START Supplied information
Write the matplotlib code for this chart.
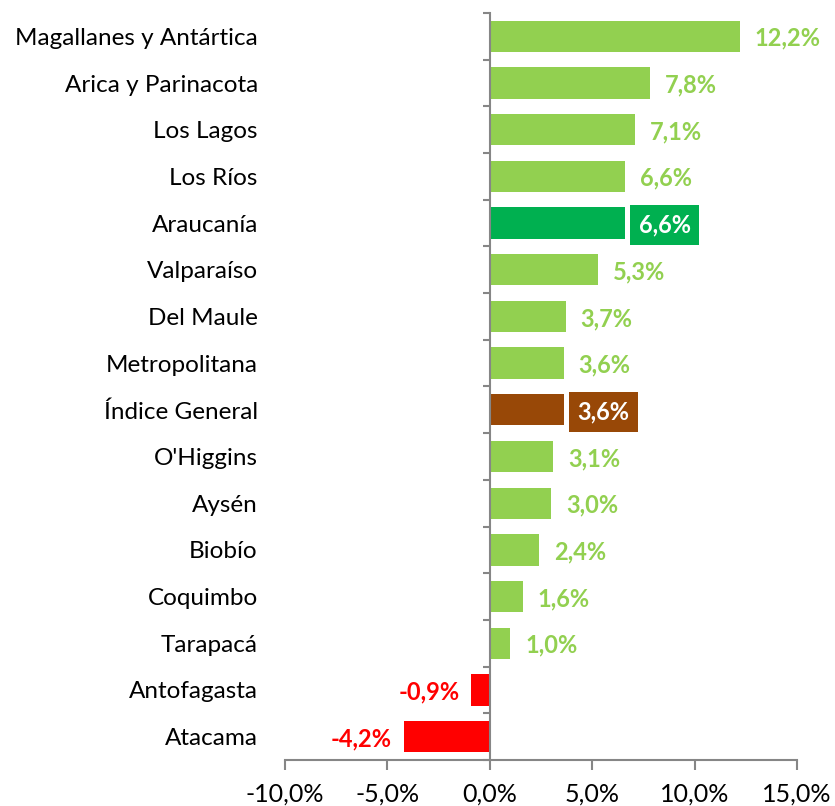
import matplotlib.pyplot as plt
import numpy as np
from matplotlib.ticker import FixedLocator, FuncFormatter
import matplotlib.transforms as mtransforms

regions = ["Magallanes y Antártica", "Arica y Parinacota", "Los Lagos", "Los Ríos",
           "Araucanía", "Valparaíso", "Del Maule", "Metropolitana", "Índice General",
           "O'Higgins", "Aysén", "Biobío", "Coquimbo", "Tarapacá", "Antofagasta", "Atacama"]
values = [12.2, 7.8, 7.1, 6.6, 6.6, 5.3, 3.7, 3.6, 3.6, 3.1, 3.0, 2.4, 1.6, 1.0, -0.9, -4.2]
x_ticks = [-10, -5, 0, 5, 10, 15]

GREEN = "#92D050"
DARK_GREEN = "#00B050"
BROWN = "#984807"
RED = "#FF0000"
AXIS = "#868686"
FONT = "Lato"

plt.rcParams["font.family"] = [FONT, "DejaVu Sans"]

fig = plt.figure(figsize=(8.35, 8.06), dpi=100)
ax = fig.add_axes([0.3413, 0.0571, 0.6132, 0.9268])

n = len(regions)
ypos = np.arange(n)
colors = []
for name, v in zip(regions, values):
    if name == "Araucanía":
        colors.append(DARK_GREEN)
    elif name == "Índice General":
        colors.append(BROWN)
    elif v < 0:
        colors.append(RED)
    else:
        colors.append(GREEN)

ax.barh(ypos, values, height=0.67, color=colors, zorder=2)
ax.set_ylim(n - 0.5, -0.5)
ax.set_xlim(-10, 15)

# value labels (nudged down a touch to sit like Excel's)
off = mtransforms.offset_copy
for y, name, v, c in zip(ypos, regions, values, colors):
    txt = f"{v:.1f}%".replace(".", ",")
    if name in ("Araucanía", "Índice General"):
        t = off(ax.transData, fig=fig, x=14, y=-2, units="dots")
        ax.text(v, y, txt, transform=t, ha="left", va="center", fontsize=17,
                fontweight="bold", color="white",
                bbox=dict(boxstyle="square,pad=0.36", fc=c, ec="none"))
    elif v < 0:
        t = off(ax.transData, fig=fig, x=-12, y=-2, units="dots")
        ax.text(v, y, txt, transform=t, ha="right", va="center", fontsize=17,
                fontweight="bold", color=c)
    else:
        t = off(ax.transData, fig=fig, x=15, y=-2, units="dots")
        ax.text(v, y, txt, transform=t, ha="left", va="center", fontsize=17,
                fontweight="bold", color=c)

# category labels on the left edge
blend = mtransforms.blended_transform_factory(ax.transAxes, ax.transData)
blend = off(blend, fig=fig, x=0, y=-2, units="dots")
for y, name in zip(ypos, regions):
    ax.text(-0.053, y, name, transform=blend, ha="right", va="center",
            fontsize=17.5, color="black")

# spines
for s in ("top", "right"):
    ax.spines[s].set_visible(False)
ax.spines["left"].set_position(("data", 0))
for s in ("left", "bottom"):
    ax.spines[s].set_color(AXIS)
    ax.spines[s].set_linewidth(1.5)

ax.yaxis.set_major_locator(FixedLocator(np.arange(-0.5, n, 1.0)))
ax.yaxis.set_major_formatter(FuncFormatter(lambda v, p: ""))
ax.tick_params(axis="y", direction="out", length=5, width=1.5, color=AXIS)

ax.xaxis.set_major_locator(FixedLocator(x_ticks))
ax.xaxis.set_major_formatter(FuncFormatter(lambda v, p: f"{v:.1f}%".replace(".", ",")))
ax.tick_params(axis="x", direction="out", length=7, width=1.5, color=AXIS,
               labelsize=18, pad=9)

fig.savefig("out.png", dpi=100)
END Supplied information
Exercise instructions — Give the material again exactly as it is, but keep the pictures out.

Task result —
Write the matplotlib code for this chart.
import matplotlib.pyplot as plt
import numpy as np
from matplotlib.ticker import FixedLocator, FuncFormatter
import matplotlib.transforms as mtransforms

regions = ["Magallanes y Antártica", "Arica y Parinacota", "Los Lagos", "Los Ríos",
           "Araucanía", "Valparaíso", "Del Maule", "Metropolitana", "Índice General",
           "O'Higgins", "Aysén", "Biobío", "Coquimbo", "Tarapacá", "Antofagasta", "Atacama"]
values = [12.2, 7.8, 7.1, 6.6, 6.6, 5.3, 3.7, 3.6, 3.6, 3.1, 3.0, 2.4, 1.6, 1.0, -0.9, -4.2]
x_ticks = [-10, -5, 0, 5, 10, 15]

GREEN = "#92D050"
DARK_GREEN = "#00B050"
BROWN = "#984807"
RED = "#FF0000"
AXIS = "#868686"
FONT = "Lato"

plt.rcParams["font.family"] = [FONT, "DejaVu Sans"]

fig = plt.figure(figsize=(8.35, 8.06), dpi=100)
ax = fig.add_axes([0.3413, 0.0571, 0.6132, 0.9268])

n = len(regions)
ypos = np.arange(n)
colors = []
for name, v in zip(regions, values):
    if name == "Araucanía":
        colors.append(DARK_GREEN)
    elif name == "Índice General":
        colors.append(BROWN)
    elif v < 0:
        colors.append(RED)
    else:
        colors.append(GREEN)

ax.barh(ypos, values, height=0.67, color=colors, zorder=2)
ax.set_ylim(n - 0.5, -0.5)
ax.set_xlim(-10, 15)

# value labels (nudged down a touch to sit like Excel's)
off = mtransforms.offset_copy
for y, name, v, c in zip(ypos, regions, values, colors):
    txt = f"{v:.1f}%".replace(".", ",")
    if name in ("Araucanía", "Índice General"):
        t = off(ax.transData, fig=fig, x=14, y=-2, units="dots")
        ax.text(v, y, txt, transform=t, ha="left", va="center", fontsize=17,
                fontweight="bold", color="white",
                bbox=dict(boxstyle="square,pad=0.36", fc=c, ec="none"))
    elif v < 0:
        t = off(ax.transData, fig=fig, x=-12, y=-2, units="dots")
        ax.text(v, y, txt, transform=t, ha="right", va="center", fontsize=17,
                fontweight="bold", color=c)
    else:
        t = off(ax.transData, fig=fig, x=15, y=-2, units="dots")
        ax.text(v, y, txt, transform=t, ha="left", va="center", fontsize=17,
                fontweight="bold", color=c)

# category labels on the left edge
blend = mtransforms.blended_transform_factory(ax.transAxes, ax.transData)
blend = off(blend, fig=fig, x=0, y=-2, units="dots")
for y, name in zip(ypos, regions):
    ax.text(-0.053, y, name, transform=blend, ha="right", va="center",
            fontsize=17.5, color="black")

# spines
for s in ("top", "right"):
    ax.spines[s].set_visible(False)
ax.spines["left"].set_position(("data", 0))
for s in ("left", "bottom"):
    ax.spines[s].set_color(AXIS)
    ax.spines[s].set_linewidth(1.5)

ax.yaxis.set_major_locator(FixedLocator(np.arange(-0.5, n, 1.0)))
ax.yaxis.set_major_formatter(FuncFormatter(lambda v, p: ""))
ax.tick_params(axis="y", direction="out", length=5, width=1.5, color=AXIS)

ax.xaxis.set_major_locator(FixedLocator(x_ticks))
ax.xaxis.set_major_formatter(FuncFormatter(lambda v, p: f"{v:.1f}%".replace(".", ",")))
ax.tick_params(axis="x", direction="out", length=7, width=1.5, color=AXIS,
               labelsize=18, pad=9)

fig.savefig("out.png", dpi=100)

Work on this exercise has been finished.